* Data segment *
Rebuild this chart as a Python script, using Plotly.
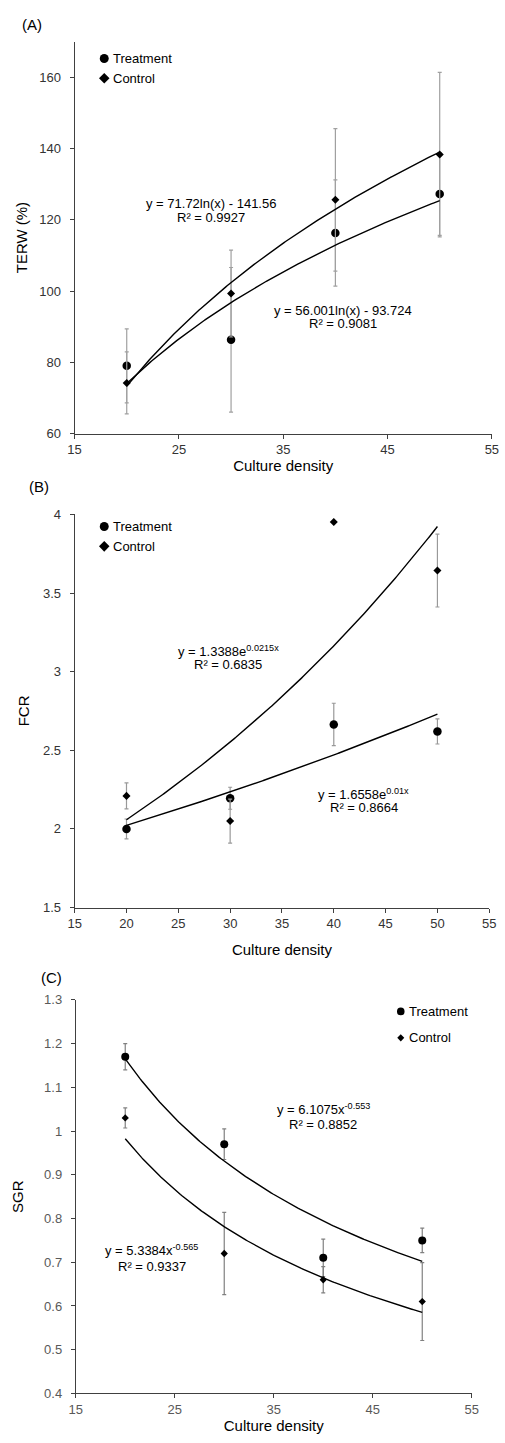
import numpy as np
import plotly.graph_objects as go

# ---------------- data ----------------
density = [20, 30, 40, 50]

terw_treat = [79.0, 86.3, 116.3, 127.2]
terw_treat_err = [10.4, 20.3, 14.9, 11.6]
terw_ctrl = [74.2, 99.3, 125.6, 138.3]
terw_ctrl_err = [8.7, 12.2, 20.0, 23.1]

fcr_treat = [2.00, 2.195, 2.664, 2.62]
fcr_treat_err = [0.063, 0.07, 0.135, 0.08]
fcr_ctrl = [2.21, 2.05, 3.952, 3.643]
fcr_ctrl_err = [0.083, 0.14, 0.0, 0.232]

sgr_treat = [1.17, 0.97, 0.71, 0.75]
sgr_treat_err = [0.03, 0.035, 0.043, 0.028]
sgr_ctrl = [1.03, 0.72, 0.66, 0.61]
sgr_ctrl_err = [0.023, 0.094, 0.03, 0.089]

# trendline coefficients (as printed on the chart)
terw_fit_treat = [56.001, -93.724]   # a*ln(x)+b
terw_fit_ctrl = [71.72, -141.56]
fcr_fit_treat = [1.6558, 0.01]       # a*exp(b*x)
fcr_fit_ctrl = [1.3388, 0.0215]
sgr_fit_treat = [6.1075, -0.553]     # a*x^b
sgr_fit_ctrl = [5.3384, -0.565]

terw_eq = ["y = 71.72ln(x) - 141.56", "R² = 0.9927", "y = 56.001ln(x) - 93.724", "R² = 0.9081"]
fcr_eq = ["y = 1.3388e<sup>0.0215x</sup>", "R² = 0.6835", "y = 1.6558e<sup>0.01x</sup>", "R² = 0.8664"]
sgr_eq = ["y = 6.1075x<sup>-0.553</sup>", "R² = 0.8852", "y = 5.3384x<sup>-0.565</sup>", "R² = 0.9337"]

series_names = ["Treatment", "Control"]
panel_labels = ["(A)", "(B)", "(C)"]
y_titles = ["TERW (%)", "FCR", "SGR"]
x_title = "Culture density"

# ---------------- figure ----------------
W, H = 505, 1443
FONT = "Liberation Sans, Arial, sans-serif"

xs = np.linspace(min(density), max(density), 200)

fig = go.Figure()


def px_x(p):
    return p / W


def px_y(p):
    return 1 - p / H


panels = [
    dict(xa="x", ya="y", t=terw_treat, te=terw_treat_err, c=terw_ctrl, ce=terw_ctrl_err,
         ft=terw_fit_treat[0] * np.log(xs) + terw_fit_treat[1],
         fc=terw_fit_ctrl[0] * np.log(xs) + terw_fit_ctrl[1], ecol="#a0a0a0", cs=8.5, ds=6.2),
    dict(xa="x2", ya="y2", t=fcr_treat, te=fcr_treat_err, c=fcr_ctrl, ce=fcr_ctrl_err,
         ft=fcr_fit_treat[0] * np.exp(fcr_fit_treat[1] * xs),
         fc=fcr_fit_ctrl[0] * np.exp(fcr_fit_ctrl[1] * xs), ecol="#999999", cs=8.5, ds=6.2),
    dict(xa="x3", ya="y3", t=sgr_treat, te=sgr_treat_err, c=sgr_ctrl, ce=sgr_ctrl_err,
         ft=sgr_fit_treat[0] * xs ** sgr_fit_treat[1],
         fc=sgr_fit_ctrl[0] * xs ** sgr_fit_ctrl[1], ecol="#808080", cs=8, ds=5.6),
]

for i, p in enumerate(panels):
    fig.add_trace(go.Scatter(
        x=density, y=p["t"], mode="markers", name=series_names[0], showlegend=False,
        marker=dict(symbol="circle", size=p["cs"], color="black"),
        error_y=dict(type="data", array=p["te"], color=p["ecol"], thickness=1.2, width=2),
        xaxis=p["xa"], yaxis=p["ya"]))
    fig.add_trace(go.Scatter(
        x=density, y=p["c"], mode="markers", name=series_names[1], showlegend=False,
        marker=dict(symbol="diamond", size=p["ds"], color="black"),
        error_y=dict(type="data", array=p["ce"], color=p["ecol"], thickness=1.2, width=2),
        xaxis=p["xa"], yaxis=p["ya"]))
    fig.add_trace(go.Scatter(x=xs, y=p["ft"], mode="lines", line=dict(color="black", width=1.4),
                             showlegend=False, hoverinfo="skip", xaxis=p["xa"], yaxis=p["ya"]))
    fig.add_trace(go.Scatter(x=xs, y=p["fc"], mode="lines", line=dict(color="black", width=1.4),
                             showlegend=False, hoverinfo="skip", xaxis=p["xa"], yaxis=p["ya"]))

axis_common = dict(showline=True, linecolor="#404040", linewidth=1, ticks="outside", ticklen=4,
                   tickcolor="#404040", showgrid=False, zeroline=False, fixedrange=True)

tick_dark = dict(size=13, color="#333333", family=FONT)
tick_gray = dict(size=13, color="#595959", family=FONT)
title_font = dict(size=15, color="black", family=FONT)

fig.update_layout(
    width=W, height=H, autosize=False,
    margin=dict(l=0, r=0, t=0, b=0),
    paper_bgcolor="white", plot_bgcolor="white",
    font=dict(family=FONT, size=13, color="black"),
    showlegend=False,
    xaxis=dict(axis_common, domain=[px_x(69.5), px_x(498.7)], range=[15, 55], tickvals=[15, 25, 35, 45, 55],
               tickfont=tick_dark, anchor="y",
               title=dict(text=x_title, font=title_font, standoff=1)),
    yaxis=dict(axis_common, domain=[px_y(431), px_y(35)], range=[60, 170], tickvals=[60, 80, 100, 120, 140, 160],
               tickfont=tick_dark, anchor="x", ticklabelstandoff=6,
               title=dict(text=y_titles[0], font=title_font, standoff=8)),
    xaxis2=dict(axis_common, domain=[px_x(69.6), px_x(496)], range=[15, 55],
                tickvals=[15, 20, 25, 30, 35, 40, 45, 50, 55],
                tickfont=tick_dark, anchor="y2",
                title=dict(text=x_title, font=title_font, standoff=14)),
    yaxis2=dict(axis_common, domain=[px_y(910), px_y(512.7)], range=[1.5, 4], tickvals=[1.5, 2, 2.5, 3, 3.5, 4],
                ticktext=["1.5", "2", "2.5", "3", "3.5", "4"],
                tickfont=tick_dark, anchor="x2", ticklabelstandoff=6,
                title=dict(text=y_titles[1], font=title_font, standoff=9)),
    xaxis3=dict(axis_common, domain=[px_x(70.7), px_x(478)], range=[15, 55], tickvals=[15, 25, 35, 45, 55],
                tickfont=tick_gray, anchor="y3",
                title=dict(text=x_title, font=title_font, standoff=1)),
    yaxis3=dict(axis_common, domain=[px_y(1401), px_y(1003.3)], range=[0.4, 1.3],
                tickvals=[0.4, 0.5, 0.6, 0.7, 0.8, 0.9, 1.0, 1.1, 1.2, 1.3],
                ticktext=["0.4", "0.5", "0.6", "0.7", "0.8", "0.9", "1", "1.1", "1.2", "1.3"],
                tickfont=tick_gray, anchor="x3", ticklabelstandoff=6,
                title=dict(text=y_titles[2], font=title_font, standoff=16)),
)

ann = []
shapes = []
# panel labels
for lab, (px, py) in zip(panel_labels, [(25.5, 18), (33, 485), (46, 981)]):
    ann.append(dict(text=lab, x=px_x(px), y=px_y(py), xref="paper", yref="paper",
                    showarrow=False, xanchor="center", yanchor="middle",
                    font=dict(size=15, color="black", family=FONT)))

# legends (marker centre x, text left x, row y's, circle radius, diamond half-size)
legend_specs = [
    (100, 107, [52, 72], 4.6, 5.4),
    (100, 107, [525, 545], 4.6, 5.4),
    (405, 411, [1015, 1041.7], 3.9, 3.6),
]
for mx, tx, rows, rc, rd in legend_specs:
    yc, yd = rows
    shapes.append(dict(type="circle", xref="paper", yref="paper",
                       x0=px_x(mx - rc), x1=px_x(mx + rc), y0=px_y(yc + rc), y1=px_y(yc - rc),
                       fillcolor="black", line=dict(width=0)))
    path = "M {},{} L {},{} L {},{} L {},{} Z".format(
        px_x(mx - rd), px_y(yd), px_x(mx), px_y(yd - rd), px_x(mx + rd), px_y(yd), px_x(mx), px_y(yd + rd))
    shapes.append(dict(type="path", xref="paper", yref="paper", path=path,
                       fillcolor="black", line=dict(width=0)))
    for name, ry in zip(series_names, rows):
        ann.append(dict(text=name, x=px_x(tx), y=px_y(ry), xref="paper", yref="paper",
                        showarrow=False, xanchor="left", yanchor="middle",
                        font=dict(size=13, color="black", family=FONT)))

eq_specs = [
    ("x", "y", terw_eq, [(28.1, 124.6), (28.1, 120.7), (40.7, 94.6), (40.7, 90.75)]),
    ("x2", "y2", fcr_eq, [(29.8, 3.134), (29.8, 3.046), (42.9, 2.22), (42.9, 2.139)]),
    ("x3", "y3", sgr_eq, [(40.0, 1.05), (40.0, 1.016), (22.68, 0.727), (22.68, 0.6896)]),
]
for xr, yr, texts, pos in eq_specs:
    for t, (ex, ey) in zip(texts, pos):
        ann.append(dict(text=t, x=ex, y=ey, xref=xr, yref=yr, showarrow=False,
                        xanchor="center", yanchor="middle",
                        font=dict(size=13, color="black", family=FONT)))
fig.update_layout(annotations=ann, shapes=shapes)

fig.write_html("out.html", config={"displayModeBar": False},
               post_script="document.body.style.margin='0';")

* Task details *
Quote, please, every line of the material above from its start through the line that has "terw_ctrl_err = [8.7, 12.2, 20.0, 23.1]", reproducing the words exactly and dropping any images.

* Answer *
Rebuild this chart as a Python script, using Plotly.
import numpy as np
import plotly.graph_objects as go

# ---------------- data ----------------
density = [20, 30, 40, 50]

terw_treat = [79.0, 86.3, 116.3, 127.2]
terw_treat_err = [10.4, 20.3, 14.9, 11.6]
terw_ctrl = [74.2, 99.3, 125.6, 138.3]
terw_ctrl_err = [8.7, 12.2, 20.0, 23.1]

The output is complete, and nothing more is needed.